There’s been a lot of talk among Portland’s leadership lately about cross-sector and intergovernmental collaboration to address some of Portland’s more pressing problems, including our housing crisis. Make no mistake, Katz was masterful at creating effective partnerships. But Katz knew, as all mothers do, that consensus can be overrated — ask anyone who’s thrown a toddler birthday party how much consensus matters to a successful outcome. Mothers also know that conflict is a part of daily life; rather than working to avoid it, mothers spend their time filtering it, shaping it, and directing it to get everyone where they need to go. Whether instinctual or learned (likely a combination of both) Katz recognized that leadership doesn’t end once everyone’s around the table and she was rarely preoccupied with arriving at consensus. She demonstrated that for politicians to lead effectively, they needed to stir emotion in their community, to shape the collective impulse that would move them in the same direction toward a common goal. Good leadership, Katz taught us, inspires bold vision; it doesn’t stem from it.

Which brings us to that inevitable paradox wherein our successes create new challenges. Katz’s greatest contributions to our city, the investments in compact, walkable neighborhoods connected by transit that she championed to improve the lives of average Portlanders, have ultimately priced many of them out. The 400 square-foot apartment I once occupied on NW Johnson now rents for $1500 a month; that Victorian next door would sell for around $1.3 million. Many Katz fans probably bristled as the Washington Post assigned her responsibility for turning “Portland into a hipster haven” — feeling it was callously ‘too soon’ but also knowing, to some extent, that it’s true. Furthermore, Katz’s brand of downtown-centric urbanism meant that while livability (and property values) increased for many Portlanders, those outside the tidy grid of the central city were largely left out of the equation. Despite adding significant housing units in her time, no one benefitted on Katz’s watch as much as real estate developers, who experienced a windfall from the global forces transforming urban industrial space for the emerging knowledge economy alongside a pro-growth mayor with a proclivity for PPPs (public-private partnerships).

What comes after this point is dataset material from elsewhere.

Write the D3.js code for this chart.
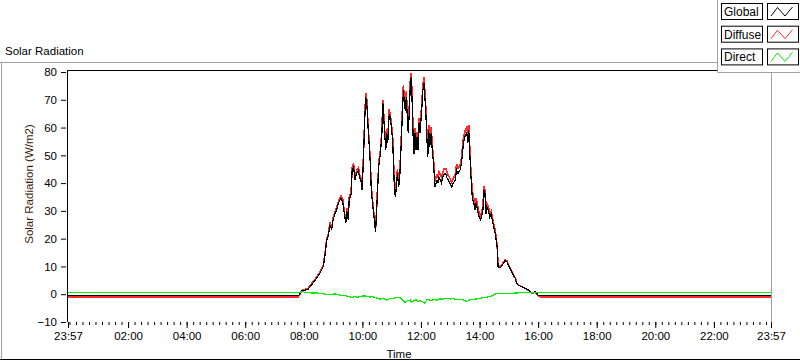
<!DOCTYPE html>
<html>
<head>
<meta charset="utf-8">
<script src="https://cdn.jsdelivr.net/npm/d3@7"></script>
<style>
  body { margin: 0; background: #fff; }
  svg text { font-family: "Liberation Sans", Arial, sans-serif; }
</style>
</head>
<body>
<div id="vis-svg"></div>
<script>
var width = 800;
var height = 361;

// series (W/m2), Global + Diffuse share the same time stamps
var times = ["23:57", "07:42", "07:49", "07:56", "08:09", "08:23", "08:33", "08:40", "08:43", "08:47",
  "08:50", "08:54", "08:57", "09:00", "09:04", "09:07", "09:11", "09:16", "09:20", "09:23",
  "09:26", "09:28", "09:31", "09:33", "09:37", "09:39", "09:42", "09:45", "09:48", "09:52",
  "09:54", "09:57", "09:59", "10:01", "10:03", "10:05", "10:07", "10:09", "10:12", "10:16",
  "10:18", "10:20", "10:23", "10:26", "10:27", "10:29", "10:31", "10:34", "10:37", "10:40",
  "10:42", "10:44", "10:46", "10:48", "10:50", "10:52", "10:55", "10:57", "11:00", "11:02",
  "11:04", "11:06", "11:08", "11:10", "11:12", "11:14", "11:16", "11:19", "11:22", "11:24",
  "11:26", "11:28", "11:30", "11:32", "11:34", "11:36", "11:38", "11:40", "11:42", "11:44",
  "11:46", "11:48", "11:50", "11:52", "11:54", "11:56", "11:58", "12:00", "12:02", "12:04",
  "12:06", "12:08", "12:10", "12:12", "12:14", "12:16", "12:18", "12:21", "12:23", "12:25",
  "12:27", "12:29", "12:31", "12:33", "12:35", "12:37", "12:40", "12:42", "12:45", "12:48",
  "12:51", "12:53", "12:56", "12:59", "13:03", "13:06", "13:10", "13:13", "13:16", "13:20",
  "13:23", "13:27", "13:30", "13:34", "13:36", "13:38", "13:40", "13:42", "13:45", "13:48",
  "13:51", "13:53", "13:56", "13:59", "14:02", "14:04", "14:07", "14:09", "14:11", "14:13",
  "14:15", "14:18", "14:21", "14:24", "14:26", "14:29", "14:32", "14:34", "14:36", "14:38",
  "14:42", "14:45", "14:49", "14:52", "14:56", "14:59", "15:02", "15:06", "15:09", "15:13",
  "15:16", "15:19", "15:26", "15:33", "15:40", "15:47", "15:54", "16:00", "16:05", "23:57"];

var globalVals = [-0.6, -0.6, -0.6, 1.2, 1.8, 5.0, 7.6, 10, 13.5, 19.5,
  21, 25, 23, 26.7, 29, 30.3, 32.8, 34.6, 33, 29,
  25.6, 30, 26.7, 34, 36, 44.6, 45.8, 41, 43.5, 44.6,
  42, 41, 37.5, 43.5, 53, 63.7, 71, 68.8, 59, 48,
  38.6, 34, 29, 24, 22.4, 29, 37.5, 47, 50.6, 58,
  68.7, 62.7, 56.7, 52, 58, 54.4, 65, 63.7, 59, 55.5,
  45.8, 36.3, 35, 40, 43.5, 38.6, 40, 52, 65, 73.5,
  68.8, 66, 71, 63.8, 58, 65, 74.7, 78.3, 68.8, 56.6,
  50.6, 58, 52, 56.6, 52, 61.5, 58, 62.6, 67.4, 73.5,
  76, 71, 65, 56.6, 49.5, 59, 53, 58, 52, 48.3,
  43.5, 38.6, 40, 41, 40, 42.2, 41, 40, 42.2, 43.5,
  43.5, 42, 41, 40, 38.6, 40, 41, 44.7, 43.5, 44.7,
  47, 54.4, 56.6, 58, 54.4, 59, 50.6, 43.5, 35, 32.8,
  30.3, 32.8, 30.3, 27.8, 26.7, 27.8, 30.3, 37.5, 36.3, 29,
  31.4, 30.3, 27.8, 29, 26.7, 24.2, 22, 19.5, 17, 10,
  9.4, 10, 11.2, 12, 11.7, 10.5, 9.4, 8, 6.9, 5.8,
  4, 3.3, 2.7, 2.2, 1.5, 0.5, 0.9, -0.3, -0.6, -0.6];

var diffuseVals = [-0.9, -0.9, -0.9, 1.3, 2.2, 5.4, 8.0, 10.5, 14, 20,
  21.5, 26, 23.5, 27.5, 29.8, 31, 33.5, 35.5, 34, 29.8,
  26.3, 31, 27.3, 35, 37, 45.5, 47, 42, 44.5, 45.5,
  43, 42, 38.3, 44.5, 54, 64.7, 72.3, 70, 60, 49,
  39.5, 35, 30, 25, 23.3, 30, 38.5, 48, 51.8, 59.3,
  70, 64, 58, 53.5, 59.5, 56, 66.5, 65, 60.5, 57,
  47.3, 37.8, 36.5, 41.5, 45, 40, 41.5, 53.5, 66.7, 75.2,
  70.5, 67.8, 73, 65.5, 59.8, 67, 76.5, 79.5, 71, 58.5,
  52.5, 60, 54, 58.5, 54, 63.5, 60, 64.5, 69.5, 75.5,
  78, 73, 67, 58.5, 51.5, 61, 55, 60, 54, 50,
  45.5, 40.5, 42, 43, 42, 44, 43, 42, 44, 45.3,
  45.3, 44, 42.8, 41.8, 40.3, 41.7, 42.8, 46.8, 45.3, 46.5,
  49, 56.5, 58.5, 60.5, 56.5, 61, 52.5, 45.5, 37, 34.8,
  32, 34.5, 32, 29.5, 28.2, 29.3, 31.8, 38.8, 37.5, 30.3,
  32.6, 31.5, 29, 30, 27.7, 25.2, 23, 20.3, 17.8, 10.6,
  9.8, 10.3, 11.5, 12.3, 12, 10.8, 9.6, 8.2, 7.1, 6,
  4.1, 3.4, 2.8, 2.2, 1.4, 0.4, 0.7, -0.6, -0.9, -0.9];

var directTimes = ["23:57", "07:52", "07:58", "08:05", "08:12", "08:19", "08:26", "08:33", "08:39", "08:46",
  "08:54", "09:01", "09:08", "09:14", "09:20", "09:27", "09:33", "09:39", "09:45", "09:50",
  "09:55", "10:02", "10:09", "10:15", "10:22", "10:29", "10:36", "10:43", "10:50", "10:56",
  "11:03", "11:10", "11:17", "11:22", "11:27", "11:32", "11:38", "11:41", "11:44", "11:50",
  "11:54", "11:58", "12:03", "12:08", "12:11", "12:14", "12:20", "12:27", "12:33", "12:39",
  "12:45", "12:52", "13:00", "13:06", "13:13", "13:20", "13:27", "13:34", "13:40", "13:47",
  "13:54", "14:01", "14:08", "14:15", "14:22", "14:29", "14:36", "14:46", "14:56", "15:10",
  "15:23", "15:36", "15:50", "23:57"];
var directVals = [0.7, 0.7, 0.9, 0.6, 0.5, 0.4, 0.5, 0.2, 0.2, -0.1,
  -0.2, 0.1, 0.0, -0.3, -0.4, -0.6, -0.9, -1.1, -0.8, -1.1,
  -0.9, -0.6, -0.7, -1.0, -0.9, -1.4, -1.8, -1.5, -2.1, -1.6,
  -1.5, -1.2, -1.1, -2.0, -3.0, -2.4, -2.1, -2.9, -2.5, -1.9,
  -2.6, -2.3, -2.7, -3.3, -2.2, -1.8, -2.3, -1.8, -2.1, -1.7,
  -1.8, -1.5, -1.7, -1.6, -1.9, -1.8, -2.1, -2.7, -2.0, -1.8,
  -1.7, -1.5, -1.2, -1.1, -0.8, -0.2, 0.3, 0.2, 0.3, 0.4,
  0.5, 0.6, 0.7, 0.7];

var yTicks = [-10, 0, 10, 20, 30, 40, 50, 60, 70, 80];
var xTickLabels = ["23:57", "02:00", "04:00", "06:00", "08:00", "10:00", "12:00",
  "14:00", "16:00", "18:00", "20:00", "22:00", "23:57"];
var seriesNames = ["Global", "Diffuse", "Direct"];
var seriesColors = ["#000000", "#ff2a2a", "#00ee00"];

// "HH:MM" list -> dates, rolling over to the next day when the clock goes back
function toDates(list) {
  var day = 1, prev = -1;
  return list.map(function(s) {
    var p = s.split(":");
    var m = +p[0] * 60 + +p[1];
    if (m < prev) day++;
    prev = m;
    return new Date(2000, 0, day, +p[0], +p[1]);
  });
}

var tDates = toDates(times);
var dDates = toDates(directTimes);
var tickDates = toDates(xTickLabels);

var svg = d3
  .select("#vis-svg")
  .append("svg")
  .attr("width", width)
  .attr("height", height);

var x = d3
  .scaleTime()
  .domain([tickDates[0], tickDates[tickDates.length - 1]])
  .range([68, 771]);

var y = d3.scaleLinear().domain([-10, 80]).range([322, 72]);

// outer frame
svg.append("line").attr("x1", 0).attr("x2", 800).attr("y1", 62.5).attr("y2", 62.5)
  .attr("stroke", "#a0a0a0");
svg.append("line").attr("x1", 1.5).attr("x2", 1.5).attr("y1", 62).attr("y2", 360)
  .attr("stroke", "#a0a0a0");
svg.append("line").attr("x1", 0).attr("x2", 800).attr("y1", 359.5).attr("y2", 359.5)
  .attr("stroke", "#000");

svg.append("text")
  .attr("x", 5)
  .attr("y", 55)
  .attr("font-size", "11.5px")
  .attr("fill", "#000")
  .text("Solar Radiation");

// plot frame (top black, right grey)
var frame = svg.append("g").attr("class", "frame");
frame.append("line").attr("x1", 67.5).attr("x2", 772).attr("y1", 70.5).attr("y2", 70.5)
  .attr("stroke", "#000");
frame.append("line").attr("x1", 771.5).attr("x2", 771.5).attr("y1", 70).attr("y2", 323)
  .attr("stroke", "#a0a0a0");

// data lines
var line = d3
  .line()
  .x(function(d) { return x(d.t); })
  .y(function(d) { return y(d.v); });

var series = [
  { name: "Diffuse", color: seriesColors[1], pts: tDates.map(function(t, i) { return { t: t, v: diffuseVals[i] }; }) },
  { name: "Global", color: seriesColors[0], pts: tDates.map(function(t, i) { return { t: t, v: globalVals[i] }; }) },
  { name: "Direct", color: seriesColors[2], pts: dDates.map(function(t, i) { return { t: t, v: directVals[i] }; }) }
];

svg.append("g")
  .attr("class", "lines")
  .selectAll("path")
  .data(series)
  .enter()
  .append("path")
  .attr("d", function(d) { return line(d.pts); })
  .attr("fill", "none")
  .attr("stroke", function(d) { return d.color; })
  .attr("stroke-width", function(d) { return d.name === "Diffuse" ? 1.6 : 1.2; })
  .attr("shape-rendering", "crispEdges");

// y axis
var yAxis = svg.append("g")
  .attr("transform", "translate(67,0)")
  .call(d3.axisLeft(y).tickValues(yTicks).tickSize(5).tickPadding(5));
yAxis.select(".domain").attr("d", "M0.5,70V322").attr("stroke", "#000");
yAxis.selectAll("text").attr("font-size", "11.5px").attr("fill", "#000")
  .attr("font-family", "Liberation Sans, Arial, sans-serif");
yAxis.selectAll("line").attr("x1", -1).attr("x2", -6);

// x axis: minor ticks every 2h/9, majors every 2h
var dayStart = new Date(2000, 0, 2, 0, 0);
var minorDates = d3.range(0, 9 * 12).map(function(i) {
  return new Date(dayStart.getTime() + i * 800000);
});

var xMinor = svg.append("g")
  .attr("transform", "translate(0,322)")
  .call(d3.axisBottom(x).tickValues(minorDates).tickSize(3).tickFormat(""));
xMinor.select(".domain").remove();

var xAxis = svg.append("g")
  .attr("transform", "translate(0,322)")
  .call(d3.axisBottom(x).tickValues(tickDates).tickSize(6).tickPadding(4)
    .tickFormat(function(d, i) { return xTickLabels[i]; }));
xAxis.select(".domain").remove();
xAxis.selectAll("text").attr("font-size", "11.5px").attr("fill", "#000")
  .attr("font-family", "Liberation Sans, Arial, sans-serif");

svg.append("text")
  .attr("x", 399)
  .attr("y", 358)
  .attr("text-anchor", "middle")
  .attr("font-size", "11.5px")
  .attr("fill", "#000")
  .text("Time");

svg.append("text")
  .attr("transform", "translate(33,184) rotate(-90)")
  .attr("text-anchor", "middle")
  .attr("font-size", "11.5px")
  .attr("fill", "#3b1c0c")
  .text("Solar Radiation (W/m2)");

// legend
var legend = svg.append("g").attr("class", "legend");
legend.append("rect").attr("x", 717).attr("y", 0).attr("width", 83).attr("height", 72)
  .attr("fill", "#fff");
legend.append("path").attr("d", "M717.5,0V72.5H800").attr("fill", "none").attr("stroke", "#a0a0a0");

var rows = legend.selectAll("g.row")
  .data(seriesNames)
  .enter()
  .append("g")
  .attr("class", "row")
  .attr("transform", function(d, i) { return "translate(0," + (i * 22.7) + ")"; });

rows.append("rect").attr("x", 721.5).attr("y", 3.5).attr("width", 41).attr("height", 16)
  .attr("fill", "#fff").attr("stroke", "#000");
rows.append("text").attr("x", 724).attr("y", 16).attr("font-size", "12px").attr("fill", "#000")
  .text(function(d) { return d; });
rows.append("rect").attr("x", 767.5).attr("y", 3.5).attr("width", 31).attr("height", 16)
  .attr("fill", "#fff").attr("stroke", "#000");
rows.append("path")
  .attr("d", "M771,16L777.5,7.5L785,16L792.5,7")
  .attr("fill", "none")
  .attr("stroke", function(d, i) { return seriesColors[i]; });
</script>
</body>
</html>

One East Portlander recalled Katz cutting budgets to services in his neighborhood while downtown was redeveloped under intense public subsidy: “It was the first time I witnessed wealth extraction from the working class to the wealthy.”

Sarah Iannarone.

Today, the everyday urbanism Katz tirelessly championed on behalf of her beloved Portland has worked well for some residents, but has become a tool of increasing inequity and exclusion for many others.

While Katz is spoken of today with respect verging on reverence, it’s important to remember that she was very much a product of her times. The last mayor to govern Portland prior to the internet era, her decisive yet often contentious action escaped to some extent the incessant scrutiny and popular commentary today’s elected officials face. The increasing inequity, displacement, privatization, and thinning of the social safety net that gained a toehold on Katz’s watch has intensified with every mayor since and is bifurcating cities worldwide, including Katz’s hometown of Brooklyn, which finds itself reeling from gentrification of a magnitude that Portlanders can barely imagine.

These prevailing patterns of urban development are global; no cities are immune. So how can these place-based lessons in leadership from the Katz era remain relevant in a rapidly globalizing Portland? As our city, like so many others, finds itself increasingly divided, we must shift Katz’s focus on quality of life away from the project of urban development toward tackling injustice in our city. We must apply an equity lens relentlessly to Katz’s everyday urbanism, recentering our neighborhood investments away from urban design and toward human rights. We must channel Katz’s chutzpah and courage as we make hard, sometimes unpopular decisions around redistribution of wealth and power in our city and region. Finally, we must continue her legacy of feminizing our local politics, dismantling oppressive power structures and innovating diverse and inclusive institutions to help us adapt sustainably and prosperously for our common future.

(CORRECTION: This post originally stated that Doug Macy was fond of Goethe’s quote, “Dream no small dreams for they stir not hearts of men.” We got that wrong. The quote mentioned at his eulogy was Daniel Burnham’s, “Make no little plans; they have no magic to stir men’s blood.” We regret the error.)